Astoria Cove rendering
Rendering of the proposed mixed-use development. (STUDIO V Architects)

More than five months after an investment team that includes Alma Realty Corp. submitted a required form to the city that’s supposed to allow campaigns and city agencies to identify which individuals and entities should be subject to the 2007 “pay to play” limits on campaign contributions, the developers applying for a rezoning to build a 1,723-unit residential and commercial complex on the Astoria waterfront still don’t show up in the city’s database.

Shortly after Commercial Observer reported that Alma executive John Mavroudis forwarded donations higher than the strict donation limits to Council Member Mark Weprin and Queens Borough President Melinda Katz last month, officials with the Department of City Planning admitted the agency didn’t send the form on time to another agency tasked with maintaining the rotating list of over 6,000 entities and over 23,000 individuals who have a vested interest in city affairs, an oversight that advocates say might not have made a difference if the onus for enforcing and living up to the law the City Council passed to limit so-called “doing business” contributions fell more squarely on politicians themselves.
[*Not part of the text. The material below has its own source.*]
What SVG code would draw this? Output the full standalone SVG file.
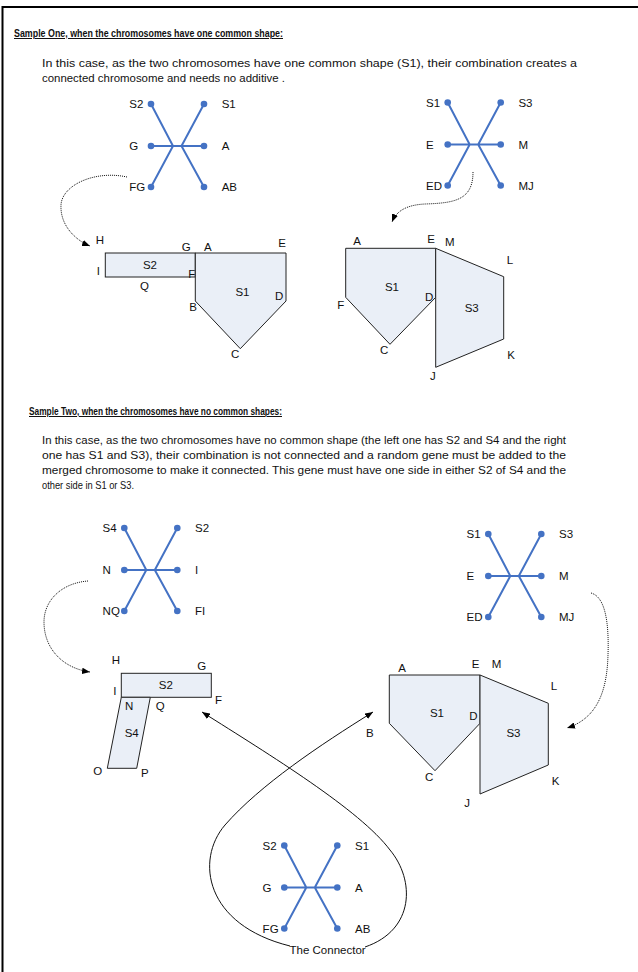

SEE ALSO: City Council, Adams Administration Near Deal to Approve City of Yes

“They thought it was unfair to put the burden on the candidate,” said Gene Russianoff, staff attorney for the New York Public Interest Research Group, said of the lawmakers who passed the 2007 law. “I think it wasn’t the right decision, but it wasn’t by accident.”

The form that “2030 Astoria Developers LLC,” the entity that’s currently pressing for its rezoning for Astoria Cove before the City Planning Commission, didn’t make it from the Department of City Planning to the Mayor’s Office of Contract Services until after July, an agency representative said, leaving the form that Alma handed over to City Planning on March 20 still not reflected in the database that’s updated on a monthly basis and hasn’t gotten a fresh update since July 31. The City Planning agency, which usually transfers the forms once a month, will implement new procedures to ensure timely transmission and work with the other agency on creating more frequent updates to the list, a spokeswoman for City Planning said.

But until the development team shows up in the database, contributions from Mr. Mavroudis, whose name is the only one that appears on the “doing business” form in question, won’t trigger refunds or constitute a campaign finance violation for donations greater than $250 to City Council candidates, $320 to borough president candidates and $400 to mayoral candidates, representatives for the city Campaign Finance Board told CO last month. The regulations that require lower contributions from Uniform Land Use Review Procedure applicants relate to a class of individuals engaged in business dealings with the city that sets itself apart from the group of lobbyists, contractors and other people and entities doing business with the city, said Matthew Sollars, a spokesman for the board.

“They are only in the database once the ULURP application is certified, then they drop out four months after the process ends,” said Mr. Sollars. “The point is that individuals engaged in real estate transactions or land use matters are much more likely to contribute than people who are in the database for other reasons.”

While representatives for Alma Realty said no one at the firm was available to comment, they previously told CO that Mr. Mavroudis was “apparently due back a slight refund.” A spokesman for Ms. Katz said the borough president had returned the entire $1,000 donation Mr. Mavroudis gave her campaign, while Mr. Weprin’s office didn’t respond to a request to verify whether the Queens Democrat had returned any of the $500 donation he received.

And 2030 Astoria Developers, whose application City Planning certified on April 21, will officially show up as doing business with the city in the next round of updates to the database, said a spokeswoman for the Mayor’s Office of Contract Services.